I knew Billy would have some reasonable justification-but that didn’t stop me wondering if he just wanted to go in the front so he could do the shooting. Either way, there was no time to argue. We needed to get off the ground asap, then tell Ops and have the appropriate discussion when we got back.
It was only early summer, but the weather was unbelievably hot and taking its toll on our troops. Everyday tasks appeared a hundred times more difficult and ten times slower to perform. The sun only seemed to have one goal-to punish us for being somewhere we couldn’t call home.
My combats were already damp with sweat and clung uncomfortably to my body. As I climbed up the blisteringly hot skin of the starboard side of the aircraft I noticed that Billy was also struggling. Grape-sized beads of sweat tumbled down his face, which was contorted with concentration.
I felt much older than my forty years in this heat, but my brain felt like an eighteen-year-old’s, buzzing with adrenalin and fired up by the prospect of the impending battle. I knew Billy felt the same; we didn’t need to discuss it. We were both WO1s and had a shitload of military experience between us.
656 Squadron Army Air Corps was the first and currently the only Apache squadron in the British Forces capable of deploying to a combat zone. We lived to outwit the enemy and survive to fight another day. It was utterly addictive and nothing could compare to it. At that moment I genuinely believed it would be better to die today at the hands of the Taliban than to rot into old age, swapping war stories in my retirement home.
Today would be fun.
I heaved open the door and clicked it into place above the entrance to the rear cockpit. I stretched across, inserted the ignition key and twisted it to On.
The beast began to stir as it sucked life from the battery and the relays kicked over. The Up Front Display sparked up and confirmed that there was full fuel-no faults so far.
The UFD also had a digital clock fed by two GPSs:
13:10:08…13:10:09…13:10:10…
SUNDAY, 4 JUNE 2006
1310 hours local
CO 3 Para lands in his Chinook at the now quiet and well-protected target compound. He orders Patrols Platoon to get out of the close country and move south-west to more open ground where they can employ their .50 cals without the restrictions of alleyways and orchards.
Still kneeling beside the cockpit, I bellowed, ‘Pylons…stabilator…APU clear?’
We were now officially late. I hoped 3 Flight could push their fuel a bit longer.

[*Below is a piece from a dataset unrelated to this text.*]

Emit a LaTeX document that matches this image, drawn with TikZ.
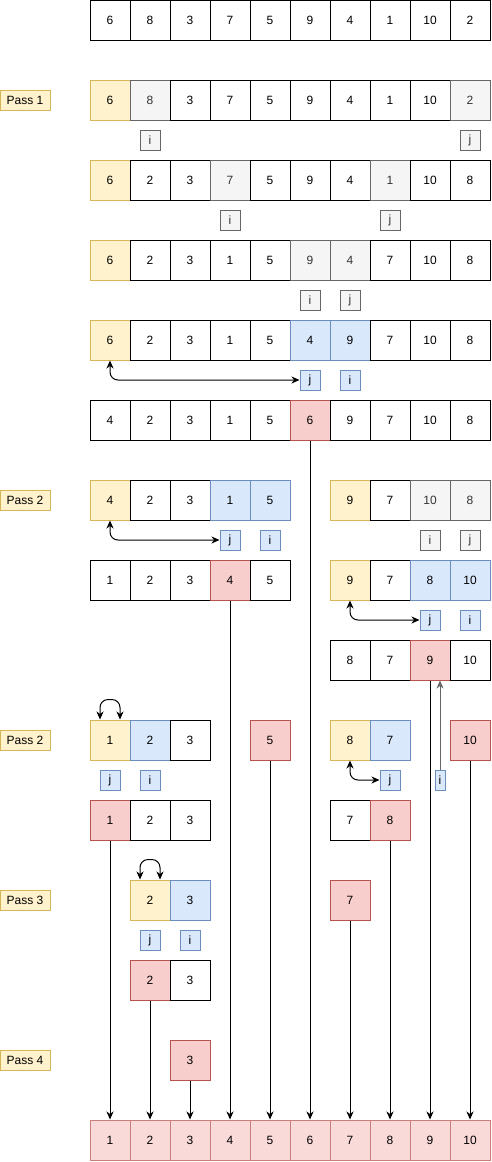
\documentclass[tikz,border=0pt]{standalone}
\usepackage{fontspec}
\setmainfont{Liberation Sans}
\usetikzlibrary{arrows.meta}

\definecolor{pivotfill}{HTML}{FFF2CC}
\definecolor{pivotline}{HTML}{D6B656}
\definecolor{cmpfill}{HTML}{DAE8FC}
\definecolor{cmpline}{HTML}{6C8EBF}
\definecolor{donefill}{HTML}{F8CECC}
\definecolor{doneline}{HTML}{B85450}
\definecolor{scanfill}{HTML}{F5F5F5}
\definecolor{scanline}{HTML}{666666}
\definecolor{scantext}{HTML}{333333}

\tikzset{
  cell/.style={draw, line width=1pt, minimum size=40pt, inner sep=0pt, font=\fontsize{12}{14}\selectfont},
  pivot/.style={cell, draw=pivotline, fill=pivotfill},
  cmp/.style={cell, draw=cmpline, fill=cmpfill},
  done/.style={cell, draw=doneline, fill=donefill},
  scan/.style={cell, draw=scanline, fill=scanfill, text=scantext},
  sorted/.style={cell, draw=doneline!75, fill=donefill!75},
  ptr/.style={draw=scanline, fill=scanfill, text=scantext, line width=1pt, minimum size=20pt, inner sep=0pt, font=\fontsize{12}{14}\selectfont},
  ptrb/.style={ptr, draw=cmpline, fill=cmpfill, text=black},
  pass/.style={draw=pivotline, fill=pivotfill, line width=1pt, minimum width=50pt, minimum height=20pt, inner sep=0pt, font=\fontsize{12}{14}\selectfont},
  link/.style={line width=1pt, -{Stealth[length=8pt,width=7pt,inset=2.5pt]}},
  swapline/.style={line width=1pt, {Stealth[length=8pt,width=7pt,inset=2.5pt]}-{Stealth[length=8pt,width=7pt,inset=2.5pt]}, rounded corners=8pt},
}

\begin{document}
\begin{tikzpicture}[x=1pt, y=-1pt]

  \useasboundingbox (0,0) rectangle (491,1162);

  % pass labels
  \node[pass] (pass1) at (25,100) {Pass 1};
  \node[pass] (pass2) at (25,500) {Pass 2};
  \node[pass] (pass2b) at (25,740) {Pass 2};
  \node[pass] (pass3) at (25,900) {Pass 3};
  \node[pass] (pass4) at (25,1060) {Pass 4};

  % input array
  \foreach \v [count=\k from 0] in {6,8,3,7,5,9,4,1,10,2}
    \node[cell] (r0c\k) at ({110+40*\k},20) {\v};

  % pass 1
  \foreach \v/\s [count=\k from 0] in {6/pivot,8/scan,3/cell,7/cell,5/cell,9/cell,4/cell,1/cell,10/cell,2/scan}
    \node[\s] (r1c\k) at ({110+40*\k},100) {\v};
  \node[ptr] (p1i) at (150,140) {i};
  \node[ptr] (p1j) at (470,140) {j};

  \foreach \v/\s [count=\k from 0] in {6/pivot,2/cell,3/cell,7/scan,5/cell,9/cell,4/cell,1/scan,10/cell,8/cell}
    \node[\s] (r2c\k) at ({110+40*\k},180) {\v};
  \node[ptr] (p2i) at (230,220) {i};
  \node[ptr] (p2j) at (390,220) {j};

  \foreach \v/\s [count=\k from 0] in {6/pivot,2/cell,3/cell,1/cell,5/cell,9/scan,4/scan,7/cell,10/cell,8/cell}
    \node[\s] (r3c\k) at ({110+40*\k},260) {\v};
  \node[ptr] (p3i) at (310,300) {i};
  \node[ptr] (p3j) at (350,300) {j};

  \foreach \v/\s [count=\k from 0] in {6/pivot,2/cell,3/cell,1/cell,5/cell,4/cmp,9/cmp,7/cell,10/cell,8/cell}
    \node[\s] (r4c\k) at ({110+40*\k},340) {\v};
  \node[ptrb] (p4j) at (310,380) {j};
  \node[ptrb] (p4i) at (350,380) {i};
  \draw[swapline] (r4c0.south) |- (p4j.west);

  \foreach \v/\s [count=\k from 0] in {4/cell,2/cell,3/cell,1/cell,5/cell,6/done,9/cell,7/cell,10/cell,8/cell}
    \node[\s] (r5c\k) at ({110+40*\k},420) {\v};

  % pass 2
  \foreach \v/\s [count=\k from 0] in {4/pivot,2/cell,3/cell,1/cmp,5/cmp}
    \node[\s] (r6c\k) at ({110+40*\k},500) {\v};
  \foreach \v/\s [count=\k from 6] in {9/pivot,7/cell,10/scan,8/scan}
    \node[\s] (r6c\k) at ({110+40*\k},500) {\v};
  \node[ptrb] (p6j) at (230,540) {j};
  \node[ptrb] (p6i) at (270,540) {i};
  \node[ptr] (p6ri) at (430,540) {i};
  \node[ptr] (p6rj) at (470,540) {j};
  \draw[swapline] (r6c0.south) |- (p6j.west);

  \foreach \v/\s [count=\k from 0] in {1/cell,2/cell,3/cell,4/done,5/cell}
    \node[\s] (r7c\k) at ({110+40*\k},580) {\v};
  \foreach \v/\s [count=\k from 6] in {9/pivot,7/cell,8/cmp,10/cmp}
    \node[\s] (r7c\k) at ({110+40*\k},580) {\v};
  \node[ptrb] (p7j) at (430,620) {j};
  \node[ptrb] (p7i) at (470,620) {i};
  \draw[swapline] (r7c6.south) |- (p7j.west);

  \foreach \v/\s [count=\k from 6] in {8/cell,7/cell,9/done,10/cell}
    \node[\s] (r8c\k) at ({110+40*\k},660) {\v};

  % second pass 2
  \node[pivot] (r9c0) at (110,740) {1};
  \node[cmp] (r9c1) at (150,740) {2};
  \node[cell] (r9c2) at (190,740) {3};
  \node[done] (r9c4) at (270,740) {5};
  \node[pivot] (r9c6) at (350,740) {8};
  \node[cmp] (r9c7) at (390,740) {7};
  \node[done] (r9c9) at (470,740) {10};
  \draw[swapline] ([xshift=-10pt]r9c0.north) -- ++(0,-20) -- ++(20,0) -- ([xshift=10pt]r9c0.north);
  \node[ptrb] (p9j) at (110,780) {j};
  \node[ptrb] (p9i) at (150,780) {i};
  \node[ptrb] (p9rj) at (390,780) {j};
  \node[ptrb, minimum width=10pt] (p9ri) at (440,780) {i};
  \draw[swapline] (r9c6.south) |- (p9rj.west);
  \draw[link, draw=scanline] (p9ri.north) -- (p9ri.north |- r8c8.south);

  \node[done] (r10c0) at (110,820) {1};
  \node[cell] (r10c1) at (150,820) {2};
  \node[cell] (r10c2) at (190,820) {3};
  \node[cell] (r10c6) at (350,820) {7};
  \node[done] (r10c7) at (390,820) {8};

  % pass 3
  \node[pivot] (r11c1) at (150,900) {2};
  \node[cmp] (r11c2) at (190,900) {3};
  \node[done] (r11c6) at (350,900) {7};
  \draw[swapline] ([xshift=-10pt]r11c1.north) -- ++(0,-20) -- ++(20,0) -- ([xshift=10pt]r11c1.north);
  \node[ptrb] (p11j) at (150,940) {j};
  \node[ptrb] (p11i) at (190,940) {i};

  \node[done] (r12c1) at (150,980) {2};
  \node[cell] (r12c2) at (190,980) {3};

  % pass 4
  \node[done] (r13c2) at (190,1060) {3};

  % sorted array
  \foreach \v [count=\k from 0] in {1,2,3,4,5,6,7,8,9,10}
    \node[sorted] (f\k) at ({110+40*\k},1140) {\v};

  \foreach \a/\b in {r5c5/5, r7c3/3, r8c8/8, r9c4/4, r9c9/9, r10c0/0, r10c7/7, r11c6/6, r12c1/1, r13c2/2}
    \draw[link] (\a) -- (f\b);

\end{tikzpicture}
\end{document}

Taff checked there was no one near the weapons pylons, the slab-like stabilator, or within range of the hot exhaust gases the Auxiliary Power Unit would be spitting out very shortly.
In his broad Welsh accent he reported back, ‘Pylons, stabilator and APU clear-clear to start the APU.’
The APU was the Apache’s third engine, only used to get all the systems up and running and to provide compressed air with which to start the main engines.
Back in the UK it used to take us about an hour to start an Apache and be ready to taxi. It could take as little as forty-five minutes if you cut corners and all went well. Out here, in a rush, on a good day, with no snags and if the TADS cooled quickly enough, it could be done in as little as twenty minutes, but between thirty and forty was more usual. With the APU running, to all intents and purposes the Apache was ready to go. We could sort out any problems and get the TADS and PNVS ice cold so it could see properly. All we needed to do then was switch on the main engines and pull power-a two-minute job.